Por ello sorprende que una parte de los liberales clásicos y, sobre todo, de los libertarios y ancaps —en Europa pero sobre todo en Norteamérica—, hayan sido abducidos por Putin y su Plan. Si RT ha dado algo de voz a Ron Paul, al Partido Libertario de los Estados Unidos o a partidos libertarios europeos, como el holandés, ha sido para erosionar al establishment de Washington, lo cual estaría muy bien si lo aplicaran igualmente al de Moscú. Si algunos fondos han terminado nutriendo nuestra causa —en el caso de que así sea—, que nadie se llame a engaño sobre la intención subyacente. La dimisión de la presentadora principal de RT en inglés, Liz Wahl, y de otros periodistas se ha precipitado ante el infumable cierre de filas de esta cadena con el Kremlin en la cuestión de Ucrania. Obviamente, si Rusia da refugio a Edward Snowden no es por convicción ética sobre los méritos de este auténtico héroe, sino por motivos espurios que saltan a la vista. Ya sabemos cómo trata Rusia a sus propios whistleblowers. En Rusia, casos como el de Manning probablemente no reciban más luz que la producida por los fogonazos del pelotón de fusilamiento. Obviamente, a Rusia le interesa fomentar el libertarismo más anti-intervencionista fuera de sus fronteras mientras reconstruye en casa un Hiperestado monolítico.
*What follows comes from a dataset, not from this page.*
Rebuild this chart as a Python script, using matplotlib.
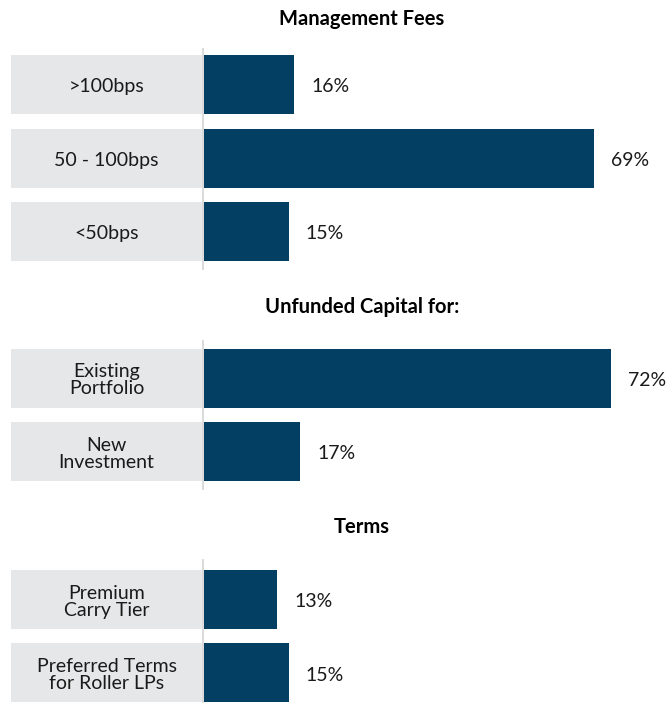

No podemos caer en estas trampas burdas de la nueva Guerra Fría informativa, ni en una dirección ni en la contraria. Los liberales libertarios, que condenamos la propensión occidental a intervenir en conflictos ajenos, debemos oponernos igualmente a la rusa. Si defendemos las libertades y los derechos civiles en Occidente, no podemos mirar a otro lado ante su vulneración en Rusia y en sus satélites. Si aquí queremos mucho menos Estado, no podemos ver con buenos ojos un Estado peor aún que los nuestros, ni la persistencia de auténticas tiranías en varios de sus satélites. Si queremos liberar al individuo superando por fin los mitos nacionales, no podemos ser indiferentes ante el Plan del peor nacionalismo en el país más grande del planeta.